STORED DATA:
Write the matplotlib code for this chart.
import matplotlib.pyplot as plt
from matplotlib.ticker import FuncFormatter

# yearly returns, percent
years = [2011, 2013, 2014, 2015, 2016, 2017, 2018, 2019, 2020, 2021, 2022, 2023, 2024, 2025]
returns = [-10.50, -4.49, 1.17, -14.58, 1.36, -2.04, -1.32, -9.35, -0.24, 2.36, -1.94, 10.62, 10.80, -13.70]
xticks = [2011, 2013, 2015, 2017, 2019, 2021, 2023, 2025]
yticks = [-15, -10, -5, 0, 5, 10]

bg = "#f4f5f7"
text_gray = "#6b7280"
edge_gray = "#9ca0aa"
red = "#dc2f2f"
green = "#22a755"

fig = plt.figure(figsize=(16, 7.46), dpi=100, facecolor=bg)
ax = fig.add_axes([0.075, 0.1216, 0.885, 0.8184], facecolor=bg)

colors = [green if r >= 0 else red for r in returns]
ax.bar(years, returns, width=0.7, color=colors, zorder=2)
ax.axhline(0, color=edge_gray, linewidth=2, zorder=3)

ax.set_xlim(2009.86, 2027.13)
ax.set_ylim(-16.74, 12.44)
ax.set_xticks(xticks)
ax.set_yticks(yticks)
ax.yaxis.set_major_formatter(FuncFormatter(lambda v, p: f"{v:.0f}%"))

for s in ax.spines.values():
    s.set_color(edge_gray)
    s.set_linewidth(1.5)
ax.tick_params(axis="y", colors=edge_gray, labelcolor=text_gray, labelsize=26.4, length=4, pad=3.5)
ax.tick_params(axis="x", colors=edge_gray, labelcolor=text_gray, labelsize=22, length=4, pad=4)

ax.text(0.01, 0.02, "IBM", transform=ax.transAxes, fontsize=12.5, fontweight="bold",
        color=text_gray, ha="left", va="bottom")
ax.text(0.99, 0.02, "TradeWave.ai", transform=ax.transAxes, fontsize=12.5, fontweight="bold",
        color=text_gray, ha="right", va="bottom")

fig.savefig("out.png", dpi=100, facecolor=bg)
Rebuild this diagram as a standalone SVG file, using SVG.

EXERCISE:
Set down all of the records shown above once more, exactly.

RESULT FOR THIS TASK:
Write the matplotlib code for this chart.
import matplotlib.pyplot as plt
from matplotlib.ticker import FuncFormatter

# yearly returns, percent
years = [2011, 2013, 2014, 2015, 2016, 2017, 2018, 2019, 2020, 2021, 2022, 2023, 2024, 2025]
returns = [-10.50, -4.49, 1.17, -14.58, 1.36, -2.04, -1.32, -9.35, -0.24, 2.36, -1.94, 10.62, 10.80, -13.70]
xticks = [2011, 2013, 2015, 2017, 2019, 2021, 2023, 2025]
yticks = [-15, -10, -5, 0, 5, 10]

bg = "#f4f5f7"
text_gray = "#6b7280"
edge_gray = "#9ca0aa"
red = "#dc2f2f"
green = "#22a755"

fig = plt.figure(figsize=(16, 7.46), dpi=100, facecolor=bg)
ax = fig.add_axes([0.075, 0.1216, 0.885, 0.8184], facecolor=bg)

colors = [green if r >= 0 else red for r in returns]
ax.bar(years, returns, width=0.7, color=colors, zorder=2)
ax.axhline(0, color=edge_gray, linewidth=2, zorder=3)

ax.set_xlim(2009.86, 2027.13)
ax.set_ylim(-16.74, 12.44)
ax.set_xticks(xticks)
ax.set_yticks(yticks)
ax.yaxis.set_major_formatter(FuncFormatter(lambda v, p: f"{v:.0f}%"))

for s in ax.spines.values():
    s.set_color(edge_gray)
    s.set_linewidth(1.5)
ax.tick_params(axis="y", colors=edge_gray, labelcolor=text_gray, labelsize=26.4, length=4, pad=3.5)
ax.tick_params(axis="x", colors=edge_gray, labelcolor=text_gray, labelsize=22, length=4, pad=4)

ax.text(0.01, 0.02, "IBM", transform=ax.transAxes, fontsize=12.5, fontweight="bold",
        color=text_gray, ha="left", va="bottom")
ax.text(0.99, 0.02, "TradeWave.ai", transform=ax.transAxes, fontsize=12.5, fontweight="bold",
        color=text_gray, ha="right", va="bottom")

fig.savefig("out.png", dpi=100, facecolor=bg)
Rebuild this diagram as a standalone SVG file, using SVG.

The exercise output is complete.